After the war the allies largely bought into Austria's mythology of victimhood, and the spectre of Soviet expansion dominated western policy-making, so the denazification of Austrian society was at best half-hearted. By 1948, of the estimated half a million party members (out of a population of around seven million) only 40,000 were subject to any kind of sanctions, and most of those were pardoned by blanket amnesties at the end of the occupation in 1955. This meant that in all areas of public life there was continuity with the Nazi period. The official narrative had little to say about the country's 65,000 dead Jews, preferring a story in which Austrians of all religions and political persuasions had passively undergone a cataclysm in which all had suffered, whether in Mauthausen or at Stalingrad.

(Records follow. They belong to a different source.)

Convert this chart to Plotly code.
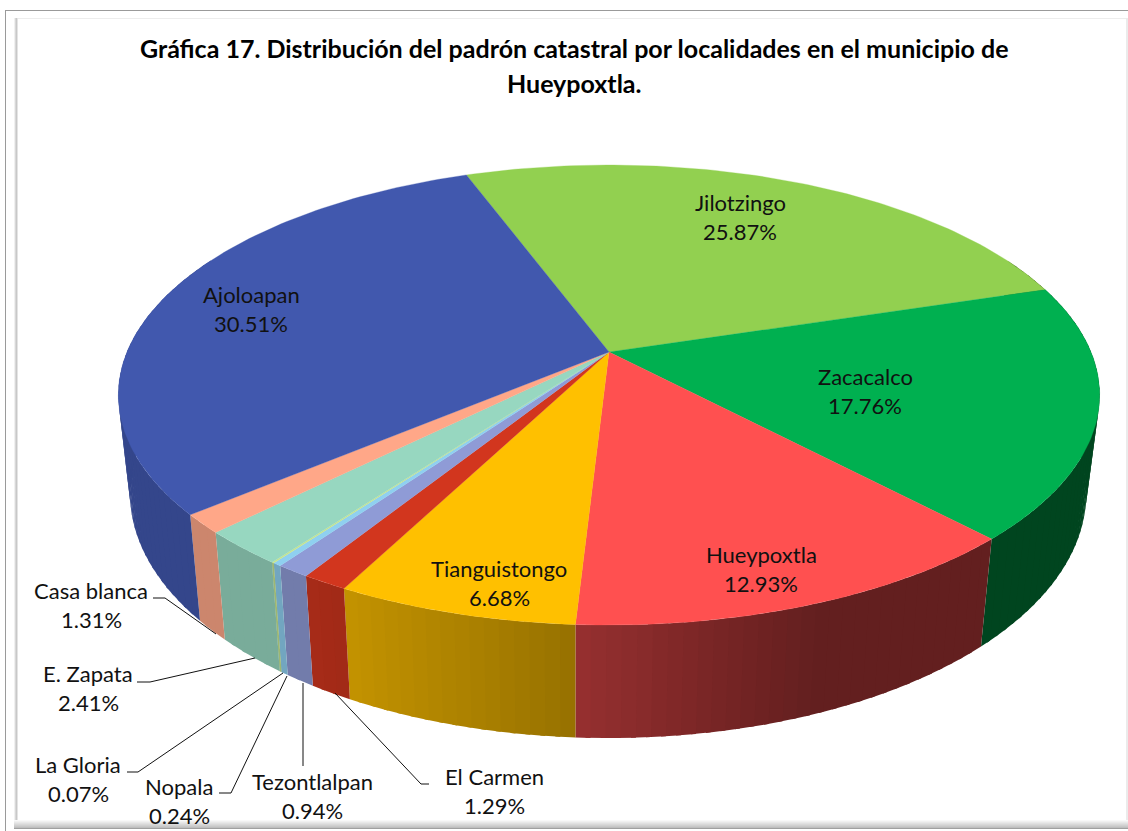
import math
import plotly.graph_objects as go

categories = ["Jilotzingo", "Zacacalco", "Hueypoxtla", "Tianguistongo", "El Carmen", "Tezontlalpan",
              "Nopala", "La Gloria", "E. Zapata", "Casa blanca", "Ajoloapan"]
values = [25.87, 17.76, 12.93, 6.68, 1.29, 0.94, 0.24, 0.07, 2.41, 1.31, 30.51]
colors = ["#92D050", "#00B050", "#FF5050", "#FFC000", "#D2361E", "#8F9BD6",
          "#8FD0F0", "#C5E58F", "#97D7C0", "#FFA788", "#4158AE"]
title_lines = ["Gráfica 17. Distribución del padrón catastral por localidades en el municipio de", "Hueypoxtla."]
label_pos = [(740, 202), (865, 376), (761, 554), (499, 568), (494, 776), (312, 781),
             (179, 786), (78, 764), (88, 673), (91, 590), (251, 294)]

START = -20.35
CX, CY, A, B, K = 609, 352, 482, 222, 0.187


def top(deg):
    r = math.radians(deg)
    X, d = math.sin(r), math.cos(r)
    s = 1 / (1 + K * d)
    return CX + A * X * s, CY - B * d * s


def bottom(deg):
    x, y = top(deg)
    return 575 + (x - 575) * 0.9745, 1.064 * y + 73


def shade(hexc, x):
    if x <= 300:
        f = 0.8
    elif x <= 575:
        f = 0.8 - (x - 300) * 0.21 / 275
    else:
        f = max(0.39, 0.59 - (x - 575) * 0.2 / 240)
    r, g, b = [int(hexc[i:i + 2], 16) for i in (1, 3, 5)]
    return f"rgb({r * f:.0f},{g * f:.0f},{b * f:.0f})"


def poly(fig, pts, color, w=0.0):
    fig.add_trace(go.Scatter(x=[p[0] for p in pts] + [pts[0][0]], y=[p[1] for p in pts] + [pts[0][1]],
                             mode="lines", fill="toself", fillcolor=color,
                             line=dict(color=color, width=w), hoverinfo="skip", showlegend=False))


fig = go.Figure()
spans = []
a = START
total = sum(values)
for v in values:
    b = a + v / total * 360
    spans.append((a, b))
    a = b

# side walls: short overlapping bands, each painted over the previous one so no seam shows
for (a, b), c in zip(spans, colors):
    n = max(2, int((b - a) / 1.5))
    for i in range(n):
        t0 = a + (b - a) * i / n
        t1 = a + (b - a) * (i + 1) / n
        if math.cos(math.radians((t0 + t1) / 2)) > 0.45:
            continue
        t2 = min(b, t1 + 0.5)
        p0, p1, p2 = top(t0), top(t1), top(t2)
        poly(fig, [p0, p1, p2, bottom(t2), bottom(t1), bottom(t0)], shade(c, (p0[0] + p1[0]) / 2))

# top faces
for (a, b), c in zip(spans, colors):
    n = max(2, int((b - a) / 1))
    arc = [top(a + (b - a) * i / n) for i in range(n + 1)]
    poly(fig, [(CX, CY)] + arc, c, 0.3)

# leader lines
leaders = [
    ([153, 165, 216], [598, 598, 634]),
    ([137, 150, 255], [682, 682, 658]),
    ([127, 138, 283], [772, 772, 673]),
    ([219, 231, 287], [793, 793, 676]),
    ([303, 303], [683, 766]),
    ([429, 421, 335], [784, 784, 693]),
]
for lx, ly in leaders:
    fig.add_trace(go.Scatter(x=lx, y=ly, mode="lines", line=dict(color="#111111", width=1),
                             hoverinfo="skip", showlegend=False))

anns = []
for name, v, (x, y) in zip(categories, values, label_pos):
    anns.append(dict(x=x, y=y, text=name, showarrow=False, xanchor="center", yanchor="middle",
                     font=dict(family="Lato", size=22, color="#111111")))
    anns.append(dict(x=x, y=y + 29, text=f"{v:.2f}%", showarrow=False, xanchor="center", yanchor="middle",
                     font=dict(family="Lato", size=22, color="#111111")))
for t, y in zip(title_lines, (48, 83)):
    anns.append(dict(x=574, y=y, text=f"<b>{t}</b>", showarrow=False, xanchor="center", yanchor="middle",
                     font=dict(family="Lato", size=25, color="#000000")))

shapes = []


def rect(x0, y0, x1, y1, color):
    shapes.append(dict(type="rect", x0=x0, y0=y0, x1=x1, y1=y1, fillcolor=color,
                       line=dict(width=0), layer="above"))


# frame: outer grey rule and inner bevel
rect(5, 10, 1128, 11, "#9A9A9A")
rect(5, 10, 6, 831, "#9A9A9A")
rect(14, 18, 1128, 19, "#EDEDED")
for i, c in enumerate(["#F0F0F0", "#D8D8D8", "#C8C8C8", "#E4E4E4"]):
    rect(14 + i, 18, 15 + i, 828, c)
rect(1126, 18, 1128, 824, "#EBEBEB")
for i, c in enumerate(["#F8F8F8", "#F0F0F0", "#E8E8E8", "#E0E0E0", "#D8D8D8", "#D0D0D0", "#C8C8C8", "#BEBEBE", "#A0A0A0"]):
    rect(14, 820 + i, 1128, 821 + i, c)

fig.update_layout(
    width=1128, height=831, margin=dict(l=0, r=0, t=0, b=0),
    paper_bgcolor="white", plot_bgcolor="white", annotations=anns, shapes=shapes, showlegend=False,
    xaxis=dict(range=[0, 1128], visible=False, fixedrange=True),
    yaxis=dict(range=[831, 0], visible=False, fixedrange=True),
)
fig.write_html("out.html", post_script="document.body.style.margin='0';document.body.style.overflow='hidden';",
               config={"displayModeBar": False})
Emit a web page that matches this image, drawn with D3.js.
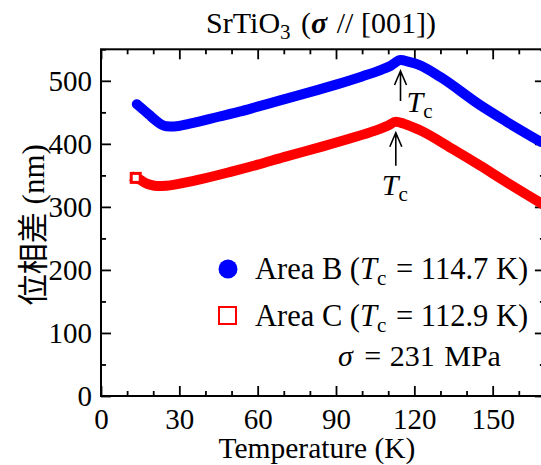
<!DOCTYPE html>
<html>
<head>
<meta charset="utf-8">
<script src="https://cdn.jsdelivr.net/npm/d3@7"></script>
<style>
  body { margin: 0; background: #fff; }
  text { font-family: "Liberation Serif", "Noto Sans CJK JP", serif; fill: #000; }
</style>
</head>
<body>
<div id="container"></div>
<script>
let w = 541;
let h = 465;

// DATA
let blueT = [13.7, 16, 18.5, 20.7, 23, 25, 28, 34, 45, 53, 60, 68.6, 80, 90, 100, 107, 111, 114.7, 118, 122, 130, 145, 155, 168.5];
let blueV = [463, 455, 446, 438, 431, 428, 427.5, 432, 443, 451, 459, 469, 482, 494, 507, 517, 524, 533, 530, 525, 506, 462, 436, 403];

let redT = [13.3, 15, 17, 19, 21.5, 25, 35, 50, 60, 70, 85, 95, 105, 110, 112.9, 116, 122, 135, 145, 155, 168.5];
let redV = [346, 343, 338, 335, 333, 333.5, 341, 356, 367, 379, 396, 408, 421, 429, 435, 432, 422, 391, 366, 340, 306];

let xMajor = [0, 30, 60, 90, 120, 150];
let xMinor = [10, 20, 40, 50, 70, 80, 100, 110, 130, 140, 160, 170];
let yMajor = [0, 100, 200, 300, 400, 500];
let yMinor = [50, 150, 250, 350, 450, 550];

let tcB = 114.7, tcC = 112.9;
let tcBVal = 533, tcCVal = 435;

// SVG
let viz = d3.select("#container").append("svg")
    .attr("width", w)
    .attr("height", h)
    .style("display", "block");

// SCALES
let xScale = d3.scaleLinear().domain([0, 170]).range([101, 544.9]);
let yScale = d3.scaleLinear().domain([0, 550]).range([396, 49.3]);

let x0 = xScale.range()[0], x1 = xScale.range()[1];
let y0 = yScale.range()[0], y1 = yScale.range()[1];

// clip
viz.append("defs").append("clipPath").attr("id", "plotclip")
  .append("rect").attr("x", x0).attr("y", y1).attr("width", x1 - x0).attr("height", y0 - y1);

// AXES (ticks inward)
function styleAxis(g){
  g.select(".domain").remove();
  g.selectAll(".tick line").attr("stroke", "#000").attr("stroke-width", 1.8);
}

viz.append("g").attr("transform", "translate(0," + y0 + ")")
  .call(d3.axisBottom(xScale).tickValues(xMajor).tickSize(-10).tickPadding(10))
  .call(styleAxis)
  .selectAll("text").style("font-size", "29px").attr("dy", "0.78em");
viz.append("g").attr("transform", "translate(0," + y0 + ")")
  .call(d3.axisBottom(xScale).tickValues(xMinor).tickSize(-5).tickFormat(""))
  .call(styleAxis);
viz.append("g").attr("transform", "translate(0," + y1 + ")")
  .call(d3.axisTop(xScale).tickValues(xMajor).tickSize(-10).tickFormat(""))
  .call(styleAxis);
viz.append("g").attr("transform", "translate(0," + y1 + ")")
  .call(d3.axisTop(xScale).tickValues(xMinor).tickSize(-5).tickFormat(""))
  .call(styleAxis);

viz.append("g").attr("transform", "translate(" + x0 + ",0)")
  .call(d3.axisLeft(yScale).tickValues(yMajor).tickSize(-10).tickPadding(9))
  .call(styleAxis)
  .selectAll("text").style("font-size", "29px").attr("dy", "0.34em");
viz.append("g").attr("transform", "translate(" + x0 + ",0)")
  .call(d3.axisLeft(yScale).tickValues(yMinor).tickSize(-5).tickFormat(""))
  .call(styleAxis);
viz.append("g").attr("transform", "translate(" + x1 + ",0)")
  .call(d3.axisRight(yScale).tickValues(yMajor).tickSize(-10).tickFormat(""))
  .call(styleAxis);
viz.append("g").attr("transform", "translate(" + x1 + ",0)")
  .call(d3.axisRight(yScale).tickValues(yMinor).tickSize(-5).tickFormat(""))
  .call(styleAxis);

// frame
viz.append("rect")
  .attr("x", x0).attr("y", y1)
  .attr("width", x1 - x0).attr("height", y0 - y1)
  .attr("fill", "none").attr("stroke", "#000").attr("stroke-width", 2);

// CURVES
let lineMaker = d3.line()
  .x(function(d){ return xScale(d[0]); })
  .y(function(d){ return yScale(d[1]); })
  .curve(d3.curveMonotoneX);

let blueData = blueT.map(function(t, i){ return [t, blueV[i]]; });
let redData = redT.map(function(t, i){ return [t, redV[i]]; });

let plot = viz.append("g").attr("clip-path", "url(#plotclip)");

plot.append("path")
  .attr("d", lineMaker(redData))
  .attr("fill", "none")
  .attr("stroke", "#ff0000")
  .attr("stroke-width", 10)
  .attr("stroke-linejoin", "round")
  .attr("stroke-linecap", "square");

// first red square marker (open)
plot.append("rect")
  .attr("x", xScale(redT[0]) - 4.5)
  .attr("y", yScale(redV[0]) - 4.5)
  .attr("width", 9).attr("height", 9)
  .attr("fill", "#fff")
  .attr("stroke", "#ff0000")
  .attr("stroke-width", 3);

plot.append("path")
  .attr("d", lineMaker(blueData))
  .attr("fill", "none")
  .attr("stroke", "#0000ff")
  .attr("stroke-width", 10)
  .attr("stroke-linejoin", "round")
  .attr("stroke-linecap", "round");

// Tc ARROWS
function tcArrow(t, v, len){
  let ax = xScale(t);
  let ay = yScale(v) + 11;
  viz.append("path")
    .attr("d", "M" + ax + "," + (ay + len) + "L" + ax + "," + ay +
               "M" + (ax - 6) + "," + (ay + 14) + "L" + ax + "," + ay + "L" + (ax + 6) + "," + (ay + 14))
    .attr("fill", "none")
    .attr("stroke", "#000")
    .attr("stroke-width", 1.6);
}
tcArrow(tcB, tcBVal, 30);
tcArrow(tcC, tcCVal, 33);

function tcLabel(x, y){
  let t = viz.append("text").attr("x", x).attr("y", y).style("font-size", "30px");
  t.append("tspan").style("font-style", "italic").text("T");
  t.append("tspan").attr("dy", 6).style("font-size", "21px").text("c");
}
tcLabel(xScale(tcB) + 6, 112);
tcLabel(xScale(tcC) - 14, 195);

// TITLE
let title = viz.append("text")
  .attr("x", 321).attr("y", 33)
  .attr("text-anchor", "middle")
  .style("font-size", "30px");
title.append("tspan").text("SrTiO");
title.append("tspan").attr("dy", 6).style("font-size", "21px").text("3");
title.append("tspan").attr("dy", -6).attr("dx", 3).text(" (");
title.append("tspan").style("font-weight", "bold").style("font-style", "italic").text("σ");
title.append("tspan").attr("dx", 2).text(" // [001])");

// AXIS LABELS
viz.append("text")
  .attr("x", (x0 + x1) / 2 - 6).attr("y", 458)
  .attr("text-anchor", "middle")
  .style("font-size", "29.5px")
  .text("Temperature (K)");

viz.append("text")
  .attr("transform", "translate(44," + ((y0 + y1) / 2 + 2) + ") rotate(-90)")
  .attr("text-anchor", "middle")
  .style("font-size", "31px")
  .text("位相差 (nm)");

// LEGEND
viz.append("circle")
  .attr("cx", 228).attr("cy", 269).attr("r", 9.5)
  .attr("fill", "#0000ff");
viz.append("rect")
  .attr("x", 219).attr("y", 307).attr("width", 17).attr("height", 17)
  .attr("fill", "none").attr("stroke", "#ff0000").attr("stroke-width", 2);

function legendText(x, y, name, tc){
  let t = viz.append("text").attr("x", x).attr("y", y).style("font-size", "30.5px");
  t.append("tspan").text(name + " (");
  t.append("tspan").style("font-style", "italic").text("T");
  t.append("tspan").attr("dy", 6).style("font-size", "21px").text("c");
  t.append("tspan").attr("dy", -6).attr("dx", 2).text(" = " + tc + " K)");
}
legendText(255, 279, "Area B", "114.7");
legendText(255, 326, "Area C", "112.9");

let sig = viz.append("text").attr("x", 338).attr("y", 366).style("font-size", "30px");
sig.append("tspan").style("font-style", "italic").text("σ");
sig.append("tspan").attr("dx", 4).text(" =");
sig.append("tspan").attr("dx", 1).text(" 231");
sig.append("tspan").attr("dx", 2).text(" MPa");
</script>
</body>
</html>
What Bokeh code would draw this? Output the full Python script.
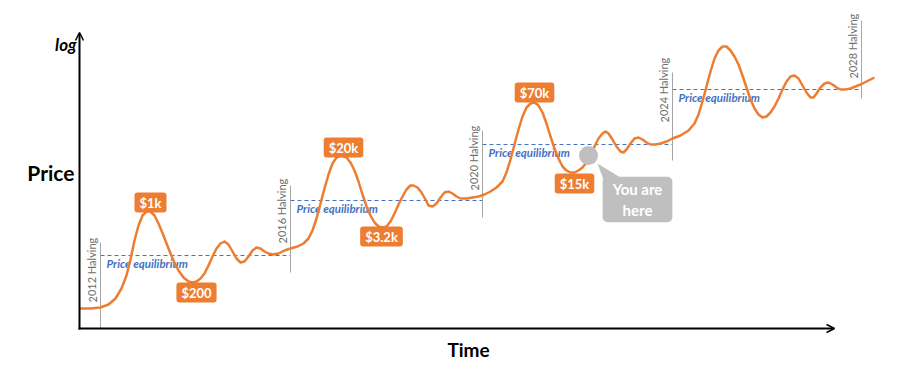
from bokeh.plotting import figure
from bokeh.models import Range1d, Arrow, OpenHead
from bokeh.core.properties import value
from bokeh.embed import file_html
from bokeh.resources import INLINE

# ---- data (time position, log-price level; price axis points downward on screen) ----
time_pts = [79, 90, 100, 108, 115, 121, 126, 130, 134, 138, 142, 146, 150, 154, 158, 163, 168, 173, 178, 183,
            188, 192, 196, 200, 204, 208, 212, 216, 220, 224, 228, 232, 236, 240, 244, 248, 252, 256, 260, 264,
            268, 272, 278, 284, 290, 297, 303, 308, 312, 316, 320, 324, 328, 332, 336, 341, 346, 350, 354, 358,
            362, 366, 370, 374, 378, 382, 386, 390, 394, 398, 402, 406, 410, 413, 417, 421, 425, 428, 432, 436,
            440, 444, 448, 452, 456, 460, 466, 472, 478, 484, 490, 496, 502, 506, 510, 514, 518, 522, 526, 530,
            534, 538, 542, 546, 550, 554, 558, 562, 566, 570, 574, 578, 582, 586, 590, 594, 598, 602, 605, 608,
            612, 616, 620, 623, 626, 630, 634, 638, 642, 646, 650, 655, 660, 666, 672, 680, 688, 694, 698, 702,
            706, 710, 714, 718, 722, 726, 730, 734, 738, 742, 746, 750, 754, 758, 762, 766, 770, 774, 778, 782,
            786, 790, 794, 798, 802, 806, 810, 813, 816, 820, 824, 828, 832, 836, 840, 845, 850, 855, 860, 866, 874]
price_pts = [308, 308, 307, 304, 298, 288, 275, 259, 240, 225, 215, 211, 211, 215, 223, 235, 248, 260, 270, 277,
             281, 282, 281, 278, 273, 265, 256, 248, 243, 241, 244, 251, 258, 262, 261, 256, 250, 247, 248, 251,
             253, 254, 253, 250, 248, 246, 243, 238, 230, 218, 203, 188, 174, 163, 157, 155, 157, 162, 170, 181,
             194, 206, 215, 222, 226, 227, 226, 221, 213, 204, 196, 189, 185, 185, 187, 192, 199, 205, 206, 203,
             197, 192, 191, 193, 196, 198, 198, 197, 196, 194, 191, 187, 181, 172, 159, 144, 129, 116, 107, 103,
             102, 105, 112, 123, 136, 148, 158, 166, 170, 172, 172, 170, 167, 162, 155, 146, 138, 133, 131, 133,
             139, 146, 151, 152, 149, 143, 138, 137, 139, 142, 144, 144, 143, 141, 138, 135, 130, 123, 114, 101,
             86, 71, 58, 50, 46, 46, 50, 56, 64, 75, 87, 99, 108, 114, 117, 116, 112, 106, 98, 89,
             81, 76, 75, 78, 85, 92, 97, 97, 93, 87, 83, 82, 84, 87, 89, 89, 88, 86, 84, 81, 77]

halving_labels = ["2012 Halving", "2016 Halving", "2020 Halving", "2024 Halving", "2028 Halving"]
halving_time = [100, 290, 482, 672, 861]
halving_top = [242, 185, 130, 72, 20]
halving_bottom = [328, 272, 217, 160, 98]
halving_text_start = [302, 243, 190, 122, 78]

eq_start = [100, 290, 482, 672]
eq_end = [290, 482, 672, 861]
eq_level = [255, 200, 144, 89]

price_labels = ["$1k", "$200", "$20k", "$3.2k", "$70k", "$15k"]
price_label_time = [150, 196, 343, 381, 534, 574]
price_label_level = [202, 292, 147, 236, 92, 183]

here_time, here_level = 588, 155

FONT = value("Lato")
ORANGE = "#ED7D31"
BLUE = "#4472C4"
GRAY = "#A6A6A6"

p = figure(width=922, height=376, x_range=Range1d(0, 922), y_range=Range1d(376, 0),
           output_backend="svg", toolbar_location=None, min_border=0,
           x_axis_type=None, y_axis_type=None, outline_line_color=None,
           background_fill_color="white", border_fill_color="white")
p.grid.visible = False

# equilibrium lines
p.segment(x0=eq_start, y0=eq_level, x1=eq_end, y1=eq_level, line_color=BLUE,
          line_dash="4 3", line_width=1)
p.segment(x0=[79], y0=[308], x1=[100], y1=[308], line_color="#8496B0", line_dash="4 3", line_width=1)
p.text(x=[s + 6 for s in eq_start], y=[l + 8 for l in eq_level], text=["Price equilibrium"] * 4,
       text_font=FONT, text_font_style="bold italic", text_font_size="11.5px", text_color=BLUE,
       text_baseline="middle", text_align="left")

# halving lines
p.segment(x0=halving_time, y0=halving_top, x1=halving_time, y1=halving_bottom,
          line_color=GRAY, line_width=1)
p.text(x=[h - 2 for h in halving_time], y=halving_text_start, text=halving_labels, angle=1.5708,
       text_font=FONT, text_font_size="11px", text_color="#707070",
       text_baseline="bottom", text_align="left")

# price curve
p.line(time_pts, price_pts, line_color=ORANGE, line_width=2.5, line_join="round")

# price labels
p.text(x=price_label_time, y=price_label_level, text=price_labels, text_font=FONT,
       text_font_style="bold", text_font_size="13px", text_color="white",
       text_align="center", text_baseline="middle",
       background_fill_color=ORANGE, padding=[5, 2], border_radius=3)

# you are here
p.patch(x=[here_time + 9, here_time + 16, here_time + 40], y=[here_level + 8, here_level + 27, here_level + 27],
        fill_color="#BFBFBF", line_color=None)
p.scatter(x=[here_time], y=[here_level], size=19, fill_color="#BFBFBF", line_color=None)
p.text(x=[here_time + 49], y=[here_level + 44], text=["You are\nhere"], text_font=FONT,
       text_font_style="bold", text_font_size="15px", text_color="white",
       text_align="center", text_baseline="middle", text_line_height=1.2,
       background_fill_color="#BFBFBF", padding=[10, 3], border_radius=5)

# axes drawn as arrows
p.add_layout(Arrow(end=OpenHead(size=8, line_width=1.5, line_color="black"),
                   x_start=79, y_start=329, x_end=79, y_end=32, line_width=2, line_color="black"))
p.add_layout(Arrow(end=OpenHead(size=8, line_width=1.5, line_color="black"),
                   x_start=78, y_start=328, x_end=834, y_end=328, line_width=2, line_color="black"))

p.text(x=[76], y=[44], text=["log"], text_font=FONT, text_font_style="bold italic",
       text_font_size="17px", text_color="black", text_align="right", text_baseline="middle")
p.text(x=[74], y=[172], text=["Price"], text_font=FONT, text_font_style="bold",
       text_font_size="21px", text_color="black", text_align="right", text_baseline="middle")
p.text(x=[468], y=[349], text=["Time"], text_font=FONT, text_font_style="bold",
       text_font_size="19px", text_color="black", text_align="center", text_baseline="middle")

open("out.html", "w").write(file_html(p, INLINE))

The generation of Austrian artists who grew up in the postwar years were forced either to adapt to their national climate, or confront it head-on. The Viennese Actionists staged violent and sexual provocations. Feminist film-maker Valie Export imagined the capital as a city taken over by alien bodysnatchers. Writers such as Thomas Bernhard and the Nobel prize-winner Elfriede Jelinek pushed their prose to extreme levels of brutality and bitterness, railing against a cultural establishment which was busy retailing a chocolate-box Alpine idyll to the outside world, while retaining a tight grip on dissent. Austrian PEN, the writers' organisation, was dominated by former Nazis and ultra-orthodox Catholics, who controlled prizes and state subsidy for publication well into the 1970s. Bernhard's disgust grew so powerful that he specified in his will that none of his work was to be published or performed in his native country. Until the late 80s, the process of Vergangenheitsbewältigung, "working through the past", the national accounting which was central to the transformation of postwar Germany, had barely begun.
It was against this background that the director Michael Haneke, who had produced a large body of theatre and television work, started to make feature films. His first, The Seventh Continent (1989), is probably the most succinct and unsparing condemnation of bourgeois consumer culture ever committed to celluloid.